4.      As instituições dispõem de um amplo poder de apreciação na organização dos seus serviços em função das missões que lhes são confiadas e na afetação, com vista ao desempenho destas, do pessoal que se encontra à sua disposição, na condição, porém, de que esta afetação se faça no interesse do serviço e no respeito pela equivalência dos lugares.

A reafetação de um funcionário não requer o seu consentimento. Se assim fosse, tal resultaria numa limitação da liberdade de disposição das instituições na organização dos seus serviços e na adaptação dessa organização à evolução das necessidades.

(cf. n.os 132 e 133)

Ver:

Tribunal de Primeira Instância: 22 de janeiro de 1998, Costacurta/Comissão, T‑98/96, n.os 36 e 40 e jurisprudência referida

5.      O conceito de interesse do serviço diz respeito ao bom funcionamento da instituição em geral e, em particular, às exigências específicas do lugar a prover. A reafetação de um funcionário para pôr termo a uma situação administrativa que se tornou insustentável deve ser considerada tomada no interesse do serviço.
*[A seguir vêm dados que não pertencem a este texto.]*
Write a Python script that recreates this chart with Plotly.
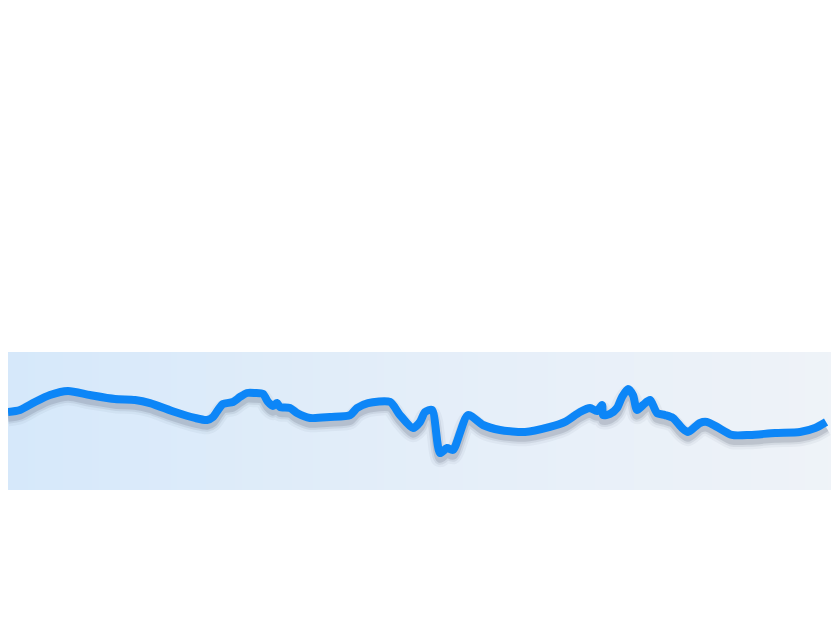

Dificuldades de relacionamento, quando causam tensões prejudiciais ao bom funcionamento do serviço, podem justificar, precisamente no interesse do serviço, a transferência de um funcionário, sem que seja necessário determinar a identidade do responsável pelos incidentes em causa ou o grau de veracidade das acusações formuladas por cada parte.

(cf. n.os 140 a 142)

Ver:

Tribunal de Primeira Instância: 18 de abril de 1996, Kyrpitsis/CES, T‑13/95, n.° 51; Costacurta/Comissão, já referido, n.° 39, e jurisprudência referida

Tribunal da Função Pública: 5 de dezembro de 2012, Z/Tribunal de Justiça, F‑88/09 e F‑48/10, n.° 123, objeto de recurso pendente no Tribunal Geral da União Europeia, processo T‑88/13 P

6.      Uma acusação apresentada no âmbito de um pedido inadequado é inadmissível, na medida em que, por um lado, não cabe ao juiz da União reagrupar como entende os argumentos, as acusações e os fundamentos de uma petição sob um ou outro pedido e, por outro, a forma como esta acusação é apresentada pode afetar os direitos de defesa da parte recorrida.